Шел себе я чрез долину
И увидел вдруг дивчину,
Я поклон отдал ей низкий
«Далеко идешь иль близко?»
Гей га! гей же га!
«Я куда идти, не знаю
И в лесу давно блуждаю;
У меня давно устали ноги, —
Сбилась я совсем с дороги»
Гей га! гей же га!
«А дорога тут за нами».
Я провел ее кустами
И сказал ей на прощанье:
«Будь здорова, до свиданья!»
 

…Что это, доктор? Мне кажется, я запел! Так, правда, запел, но каким голосом! У меня до сих пор в ушах хрипит и свищет от этого пения.
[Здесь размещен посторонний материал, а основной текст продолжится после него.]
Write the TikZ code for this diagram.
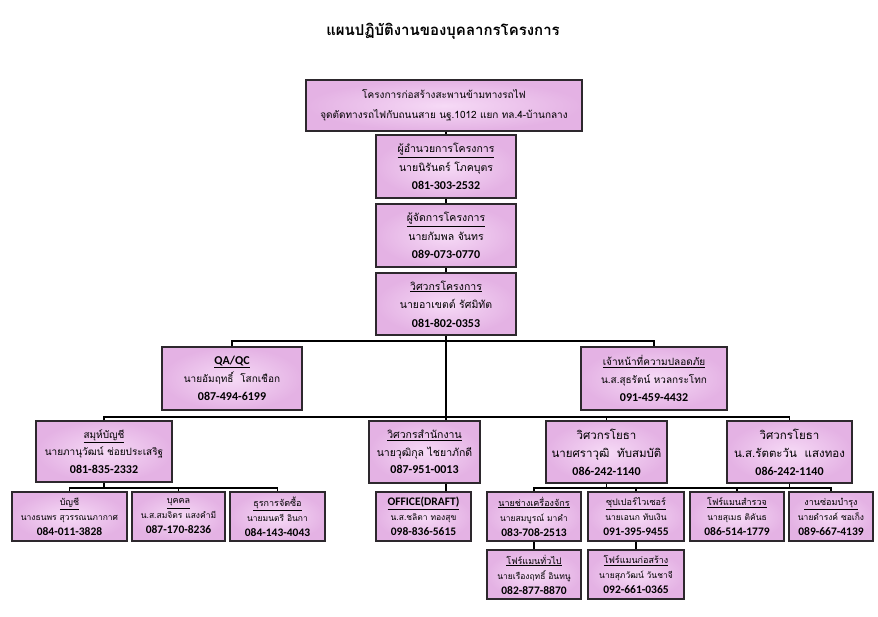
\documentclass[tikz,border=0pt]{standalone}
\usepackage{fontspec}
\setmainfont{Loma}[Script=Thai]
\newfontfamily\numf{Carlito}
\definecolor{boxin}{RGB}{246,218,246}
\definecolor{boxout}{RGB}{228,178,228}
\definecolor{boxline}{RGB}{45,40,45}
\newcommand\onum[1]{{\numf\bfseries #1}}
\newcommand\obox[7][ob]{\node[#1, minimum width={(#5-#3)*1pt}, minimum height={(#6-#4)*1pt}] (#2) at ({(#3+#5)/2},{(#4+#6)/2}) {#7};}
\tikzset{
  ob/.style={draw=boxline, line width=1.1pt, shading=radial, inner color=boxin, outer color=boxout,
     inner sep=0pt, align=center, font=\fontsize{10.5}{18.5}\selectfont},
  obs/.style={ob, font=\fontsize{8.5}{15}\selectfont},
  obc/.style={ob, font=\fontsize{11.5}{18}\selectfont},
  conn/.style={draw=black, line width=1.1pt}
}
\begin{document}
\begin{tikzpicture}[x=1pt,y=-1pt]
\useasboundingbox (0,0) rectangle (878,616);
\node[font=\fontsize{15}{18}\selectfont\bfseries] (title) at (443,31) {แผนปฏิบัติงานของบุคลากรโครงการ};
% level 1
\obox[ob,font=\fontsize{10}{20}\selectfont]{top}{306}{80}{582}{131}{โครงการก่อสร้างสะพานข้ามทางรถไฟ\\จุดตัดทางรถไฟกับถนนสาย นฐ.1012 แยก ทล.4-บ้านกลาง}
\obox{b2}{376}{135}{516}{198}{\underline{ผู้อำนวยการโครงการ}\\นายนิรันดร์ โภคบุตร\\\onum{\fontsize{12}{18.5}\selectfont 081-303-2532}}
\obox{b3}{376}{204}{516}{267}{\underline{ผู้จัดการโครงการ}\\นายกัมพล จันทร\\\onum{\fontsize{12}{18.5}\selectfont 089-073-0770}}
\obox{b4}{376}{273}{516}{335}{\underline{วิศวกรโครงการ}\\นายอาเขตต์ รัศมิทัต\\\onum{\fontsize{12}{18.5}\selectfont 081-802-0353}}
% level 2
\obox[ob,font=\fontsize{10}{18}\selectfont]{qa}{162}{347}{302}{410}{\underline{\onum{\fontsize{12}{18}\selectfont QA/QC}}\\นายอัมฤทธิ์~~โสกเชือก\\\onum{\fontsize{12}{18}\selectfont 087-494-6199}}
\obox[ob,font=\fontsize{10}{18}\selectfont]{safe}{581}{347}{727}{410}{\underline{เจ้าหน้าที่ความปลอดภัย}\\น.ส.สุธรัตน์ หวลกระโทก\\\onum{\fontsize{12}{18}\selectfont 091-459-4432}}
% level 3
\obox[ob,font=\fontsize{10}{17.5}\selectfont]{acc}{36}{421}{172}{482}{\underline{สมุห์บัญชี}\\นายภานุวัฒน์ ช่อยประเสริฐ\\\onum{\fontsize{12}{17.5}\selectfont 081-835-2332}}
\obox[ob,font=\fontsize{10.5}{17.5}\selectfont]{offe}{369}{421}{480}{483}{\underline{วิศวกรสำนักงาน}\\นายวุฒิกุล ไชยาภักดี\\\onum{\fontsize{12}{17.5}\selectfont 087-951-0013}}
\obox[obc]{civa}{546}{421}{667}{483}{วิศวกรโยธา\\นายศราวุฒิ~~ทับสมบัติ\\\onum{\fontsize{12}{18}\selectfont 086-242-1140}}
\obox[obc]{civb}{727}{421}{852}{483}{วิศวกรโยธา\\น.ส.รัตตะวัน~~แสงทอง\\\onum{\fontsize{12}{18}\selectfont 086-242-1140}}
% level 4
\obox[obs]{acc1}{12}{492}{127}{541}{\underline{\fontsize{9}{15}\selectfont บัญชี}\\นางธนพร สุวรรณนภากาศ\\\onum{\fontsize{11.5}{15}\selectfont 084-011-3828}}
\obox[obs]{per}{132}{492}{225}{541}{\underline{\fontsize{9}{15}\selectfont บุคคล}\\น.ส.สมจิตร แสงคำมี\\\onum{\fontsize{11.5}{15}\selectfont 087-170-8236}}
\obox[obs]{pur}{230}{492}{325}{541}{\underline{\fontsize{9}{15}\selectfont ธุรการจัดซื้อ}\\นายมนตรี อินกา\\\onum{\fontsize{11.5}{15}\selectfont 084-143-4043}}
\obox[obs]{off}{376}{492}{471}{541}{\underline{\onum{\fontsize{11.5}{15}\selectfont OFFICE(DRAFT)}}\\น.ส.ชลิตา ทองสุข\\\onum{\fontsize{11.5}{15}\selectfont 098-836-5615}}
\obox[obs]{mech}{487}{492}{581}{541}{\underline{\fontsize{9}{15}\selectfont นายช่างเครื่องจักร}\\นายสมบูรณ์ มาคำ\\\onum{\fontsize{11.5}{15}\selectfont 083-708-2513}}
\obox[obs]{sup}{588}{492}{684}{541}{\underline{\fontsize{9}{15}\selectfont ซุปเปอร์ไวเซอร์}\\นายเอนก ทับเงิน\\\onum{\fontsize{11.5}{15}\selectfont 091-395-9455}}
\obox[obs]{sur}{690}{492}{784}{541}{\underline{\fontsize{9}{15}\selectfont โฟร์แมนสำรวจ}\\นายสุเมธ ติคันธ\\\onum{\fontsize{11.5}{15}\selectfont 086-514-1779}}
\obox[obs]{mnt}{789}{492}{873}{541}{\underline{\fontsize{9}{15}\selectfont งานซ่อมบำรุง}\\นายดำรงค์ ซอเก็ง\\\onum{\fontsize{11.5}{15}\selectfont 089-667-4139}}
% level 5
\obox[obs]{fgen}{487}{550}{581}{599}{\underline{\fontsize{9}{15}\selectfont โฟร์แมนทั่วไป}\\นายเรืองฤทธิ์ อินทนู\\\onum{\fontsize{11.5}{15}\selectfont 082-877-8870}}
\obox[obs]{fcon}{588}{550}{684}{599}{\underline{\fontsize{9}{15}\selectfont โฟร์แมนก่อสร้าง}\\นายสุภวัฒน์ วันชาจี\\\onum{\fontsize{11.5}{15}\selectfont 092-661-0365}}
% connectors
\coordinate (h2) at (446,341);
\coordinate (h3) at (446,417);
\coordinate (h4) at (446,488);
\draw[conn] (b2.north) -- (b2.north |- top.south);
\draw[conn] (b2.south) -- (b3.north);
\draw[conn] (b3.south) -- (b4.north);
\draw[conn] (b4.south) -- (b4.south |- offe.north);
\draw[conn] (qa.north) |- (h2) -| (safe.north);
\draw[conn] (acc.north) |- (h3) -| (civb.north);
\draw[conn] (civa.north) -- (civa.north |- h3);
\draw[conn] (acc.south) -- (acc.south |- h4);
\draw[conn] (acc1.north) |- (pur.north |- h4) -- (pur.north);
\draw[conn] (per.north) -- (per.north |- h4);
\draw[conn] (b4.south |- offe.south) -- (b4.south |- off.north);
\draw[conn] (civa.south) -- (civa.south |- h4);
\draw[conn] (civb.south) -- (civb.south |- h4);
\draw[conn] (mech.north) |- (mnt.north |- h4) -- (mnt.north);
\draw[conn] (sup.north) -- (sup.north |- h4);
\draw[conn] (sur.north) -- (sur.north |- h4);
\draw[conn] (mech.south) -- (fgen.north);
\draw[conn] (sup.south) -- (fcon.north);
\end{tikzpicture}
\end{document}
Вы и вообразить не можете, что когда-то у меня был очень недурной голос. Я брал уроки в Вене и в Париже, а дамы, слушая мое пение, плакали и падали в обморок. Жаль! глупости это, но жаль! Природа была для меня доброю матерью и дала мне все, что… Я не могу больше говорить! О, моя милая бабушка, отчего ты раньше… отчего ты дольше… Нет, не могу… Дыхания не хватает и так мне грустно! Морфия, доктор!